*AIM*: Copy out all the lines exactly. Omit pictures.

^^^^

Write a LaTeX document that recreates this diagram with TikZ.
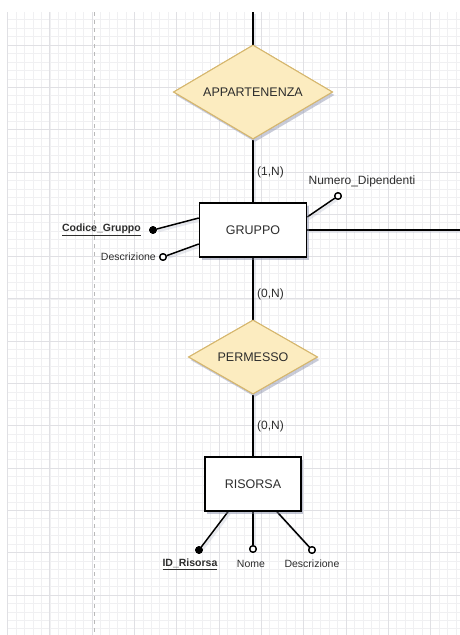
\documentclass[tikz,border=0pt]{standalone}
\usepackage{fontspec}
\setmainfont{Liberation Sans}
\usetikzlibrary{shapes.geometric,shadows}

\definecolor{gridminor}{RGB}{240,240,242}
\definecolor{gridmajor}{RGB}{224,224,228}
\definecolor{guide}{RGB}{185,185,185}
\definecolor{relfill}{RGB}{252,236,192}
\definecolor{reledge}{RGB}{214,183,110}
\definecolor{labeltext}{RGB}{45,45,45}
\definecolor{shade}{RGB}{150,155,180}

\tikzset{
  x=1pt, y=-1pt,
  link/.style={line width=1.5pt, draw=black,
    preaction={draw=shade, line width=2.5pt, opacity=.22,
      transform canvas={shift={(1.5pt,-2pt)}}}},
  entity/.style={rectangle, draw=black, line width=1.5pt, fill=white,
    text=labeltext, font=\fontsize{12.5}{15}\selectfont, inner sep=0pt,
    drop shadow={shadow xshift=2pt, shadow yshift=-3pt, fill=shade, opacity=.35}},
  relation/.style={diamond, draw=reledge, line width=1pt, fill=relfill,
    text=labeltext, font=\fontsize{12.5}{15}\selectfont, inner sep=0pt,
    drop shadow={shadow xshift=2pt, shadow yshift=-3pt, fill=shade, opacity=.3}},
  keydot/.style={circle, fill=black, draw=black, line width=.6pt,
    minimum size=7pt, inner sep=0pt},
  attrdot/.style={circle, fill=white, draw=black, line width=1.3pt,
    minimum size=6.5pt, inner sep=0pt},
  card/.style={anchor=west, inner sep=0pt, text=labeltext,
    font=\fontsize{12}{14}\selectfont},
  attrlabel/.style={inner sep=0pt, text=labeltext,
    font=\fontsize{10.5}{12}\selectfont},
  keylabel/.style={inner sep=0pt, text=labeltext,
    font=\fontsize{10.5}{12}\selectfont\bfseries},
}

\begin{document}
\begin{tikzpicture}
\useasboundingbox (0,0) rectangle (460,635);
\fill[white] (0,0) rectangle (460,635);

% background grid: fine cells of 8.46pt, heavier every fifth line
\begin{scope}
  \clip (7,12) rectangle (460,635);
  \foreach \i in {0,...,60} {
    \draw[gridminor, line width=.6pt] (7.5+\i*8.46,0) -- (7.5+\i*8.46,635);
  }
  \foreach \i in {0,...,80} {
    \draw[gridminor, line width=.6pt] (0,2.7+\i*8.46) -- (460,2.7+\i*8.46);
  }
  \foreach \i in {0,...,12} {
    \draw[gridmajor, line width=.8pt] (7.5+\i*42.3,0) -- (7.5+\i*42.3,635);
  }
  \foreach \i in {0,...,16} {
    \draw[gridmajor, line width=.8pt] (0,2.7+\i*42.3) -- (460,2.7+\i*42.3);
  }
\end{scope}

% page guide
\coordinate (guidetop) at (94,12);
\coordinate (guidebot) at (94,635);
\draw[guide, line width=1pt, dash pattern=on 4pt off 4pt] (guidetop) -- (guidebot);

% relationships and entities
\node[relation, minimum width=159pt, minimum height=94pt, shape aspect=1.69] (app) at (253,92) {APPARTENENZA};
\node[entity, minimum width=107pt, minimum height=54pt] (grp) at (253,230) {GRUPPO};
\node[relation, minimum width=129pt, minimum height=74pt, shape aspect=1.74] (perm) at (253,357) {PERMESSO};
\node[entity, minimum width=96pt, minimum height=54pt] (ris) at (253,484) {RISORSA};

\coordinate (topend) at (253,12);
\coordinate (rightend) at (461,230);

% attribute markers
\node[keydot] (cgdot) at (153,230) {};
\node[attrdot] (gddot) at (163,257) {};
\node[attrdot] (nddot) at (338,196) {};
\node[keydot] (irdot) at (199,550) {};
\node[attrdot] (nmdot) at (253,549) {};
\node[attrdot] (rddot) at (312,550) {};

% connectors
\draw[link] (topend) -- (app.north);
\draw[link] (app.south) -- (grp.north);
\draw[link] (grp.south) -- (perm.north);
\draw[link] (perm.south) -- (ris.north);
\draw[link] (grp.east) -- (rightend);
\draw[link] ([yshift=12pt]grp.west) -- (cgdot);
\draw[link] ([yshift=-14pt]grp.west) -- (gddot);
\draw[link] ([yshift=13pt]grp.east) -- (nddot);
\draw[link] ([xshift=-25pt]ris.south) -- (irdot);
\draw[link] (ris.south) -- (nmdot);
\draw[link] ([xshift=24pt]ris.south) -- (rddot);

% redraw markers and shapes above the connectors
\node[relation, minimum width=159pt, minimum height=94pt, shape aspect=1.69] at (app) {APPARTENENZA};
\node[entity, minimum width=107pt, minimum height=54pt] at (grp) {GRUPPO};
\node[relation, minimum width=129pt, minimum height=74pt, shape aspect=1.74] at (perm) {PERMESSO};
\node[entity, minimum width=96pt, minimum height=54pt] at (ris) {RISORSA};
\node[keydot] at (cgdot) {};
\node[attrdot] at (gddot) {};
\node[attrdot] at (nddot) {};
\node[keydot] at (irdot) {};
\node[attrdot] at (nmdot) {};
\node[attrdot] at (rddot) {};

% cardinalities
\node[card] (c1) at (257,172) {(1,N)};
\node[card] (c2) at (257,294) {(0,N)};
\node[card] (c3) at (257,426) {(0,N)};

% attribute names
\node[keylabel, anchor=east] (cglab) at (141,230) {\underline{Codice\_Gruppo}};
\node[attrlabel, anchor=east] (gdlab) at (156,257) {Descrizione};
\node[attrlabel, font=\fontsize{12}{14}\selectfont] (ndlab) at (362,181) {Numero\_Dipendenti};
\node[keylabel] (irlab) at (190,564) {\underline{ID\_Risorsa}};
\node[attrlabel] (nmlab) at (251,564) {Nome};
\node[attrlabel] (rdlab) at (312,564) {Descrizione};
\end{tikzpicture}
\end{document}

^^^^

*SOLVED EXERCISE*:
Write a LaTeX document that recreates this diagram with TikZ.
\documentclass[tikz,border=0pt]{standalone}
\usepackage{fontspec}
\setmainfont{Liberation Sans}
\usetikzlibrary{shapes.geometric,shadows}

\definecolor{gridminor}{RGB}{240,240,242}
\definecolor{gridmajor}{RGB}{224,224,228}
\definecolor{guide}{RGB}{185,185,185}
\definecolor{relfill}{RGB}{252,236,192}
\definecolor{reledge}{RGB}{214,183,110}
\definecolor{labeltext}{RGB}{45,45,45}
\definecolor{shade}{RGB}{150,155,180}

\tikzset{
  x=1pt, y=-1pt,
  link/.style={line width=1.5pt, draw=black,
    preaction={draw=shade, line width=2.5pt, opacity=.22,
      transform canvas={shift={(1.5pt,-2pt)}}}},
  entity/.style={rectangle, draw=black, line width=1.5pt, fill=white,
    text=labeltext, font=\fontsize{12.5}{15}\selectfont, inner sep=0pt,
    drop shadow={shadow xshift=2pt, shadow yshift=-3pt, fill=shade, opacity=.35}},
  relation/.style={diamond, draw=reledge, line width=1pt, fill=relfill,
    text=labeltext, font=\fontsize{12.5}{15}\selectfont, inner sep=0pt,
    drop shadow={shadow xshift=2pt, shadow yshift=-3pt, fill=shade, opacity=.3}},
  keydot/.style={circle, fill=black, draw=black, line width=.6pt,
    minimum size=7pt, inner sep=0pt},
  attrdot/.style={circle, fill=white, draw=black, line width=1.3pt,
    minimum size=6.5pt, inner sep=0pt},
  card/.style={anchor=west, inner sep=0pt, text=labeltext,
    font=\fontsize{12}{14}\selectfont},
  attrlabel/.style={inner sep=0pt, text=labeltext,
    font=\fontsize{10.5}{12}\selectfont},
  keylabel/.style={inner sep=0pt, text=labeltext,
    font=\fontsize{10.5}{12}\selectfont\bfseries},
}

\begin{document}
\begin{tikzpicture}
\useasboundingbox (0,0) rectangle (460,635);
\fill[white] (0,0) rectangle (460,635);

% background grid: fine cells of 8.46pt, heavier every fifth line
\begin{scope}
  \clip (7,12) rectangle (460,635);
  \foreach \i in {0,...,60} {
    \draw[gridminor, line width=.6pt] (7.5+\i*8.46,0) -- (7.5+\i*8.46,635);
  }
  \foreach \i in {0,...,80} {
    \draw[gridminor, line width=.6pt] (0,2.7+\i*8.46) -- (460,2.7+\i*8.46);
  }
  \foreach \i in {0,...,12} {
    \draw[gridmajor, line width=.8pt] (7.5+\i*42.3,0) -- (7.5+\i*42.3,635);
  }
  \foreach \i in {0,...,16} {
    \draw[gridmajor, line width=.8pt] (0,2.7+\i*42.3) -- (460,2.7+\i*42.3);
  }
\end{scope}

% page guide
\coordinate (guidetop) at (94,12);
\coordinate (guidebot) at (94,635);
\draw[guide, line width=1pt, dash pattern=on 4pt off 4pt] (guidetop) -- (guidebot);

% relationships and entities
\node[relation, minimum width=159pt, minimum height=94pt, shape aspect=1.69] (app) at (253,92) {APPARTENENZA};
\node[entity, minimum width=107pt, minimum height=54pt] (grp) at (253,230) {GRUPPO};
\node[relation, minimum width=129pt, minimum height=74pt, shape aspect=1.74] (perm) at (253,357) {PERMESSO};
\node[entity, minimum width=96pt, minimum height=54pt] (ris) at (253,484) {RISORSA};

\coordinate (topend) at (253,12);
\coordinate (rightend) at (461,230);

% attribute markers
\node[keydot] (cgdot) at (153,230) {};
\node[attrdot] (gddot) at (163,257) {};
\node[attrdot] (nddot) at (338,196) {};
\node[keydot] (irdot) at (199,550) {};
\node[attrdot] (nmdot) at (253,549) {};
\node[attrdot] (rddot) at (312,550) {};

% connectors
\draw[link] (topend) -- (app.north);
\draw[link] (app.south) -- (grp.north);
\draw[link] (grp.south) -- (perm.north);
\draw[link] (perm.south) -- (ris.north);
\draw[link] (grp.east) -- (rightend);
\draw[link] ([yshift=12pt]grp.west) -- (cgdot);
\draw[link] ([yshift=-14pt]grp.west) -- (gddot);
\draw[link] ([yshift=13pt]grp.east) -- (nddot);
\draw[link] ([xshift=-25pt]ris.south) -- (irdot);
\draw[link] (ris.south) -- (nmdot);
\draw[link] ([xshift=24pt]ris.south) -- (rddot);

% redraw markers and shapes above the connectors
\node[relation, minimum width=159pt, minimum height=94pt, shape aspect=1.69] at (app) {APPARTENENZA};
\node[entity, minimum width=107pt, minimum height=54pt] at (grp) {GRUPPO};
\node[relation, minimum width=129pt, minimum height=74pt, shape aspect=1.74] at (perm) {PERMESSO};
\node[entity, minimum width=96pt, minimum height=54pt] at (ris) {RISORSA};
\node[keydot] at (cgdot) {};
\node[attrdot] at (gddot) {};
\node[attrdot] at (nddot) {};
\node[keydot] at (irdot) {};
\node[attrdot] at (nmdot) {};
\node[attrdot] at (rddot) {};

% cardinalities
\node[card] (c1) at (257,172) {(1,N)};
\node[card] (c2) at (257,294) {(0,N)};
\node[card] (c3) at (257,426) {(0,N)};

% attribute names
\node[keylabel, anchor=east] (cglab) at (141,230) {\underline{Codice\_Gruppo}};
\node[attrlabel, anchor=east] (gdlab) at (156,257) {Descrizione};
\node[attrlabel, font=\fontsize{12}{14}\selectfont] (ndlab) at (362,181) {Numero\_Dipendenti};
\node[keylabel] (irlab) at (190,564) {\underline{ID\_Risorsa}};
\node[attrlabel] (nmlab) at (251,564) {Nome};
\node[attrlabel] (rdlab) at (312,564) {Descrizione};
\end{tikzpicture}
\end{document}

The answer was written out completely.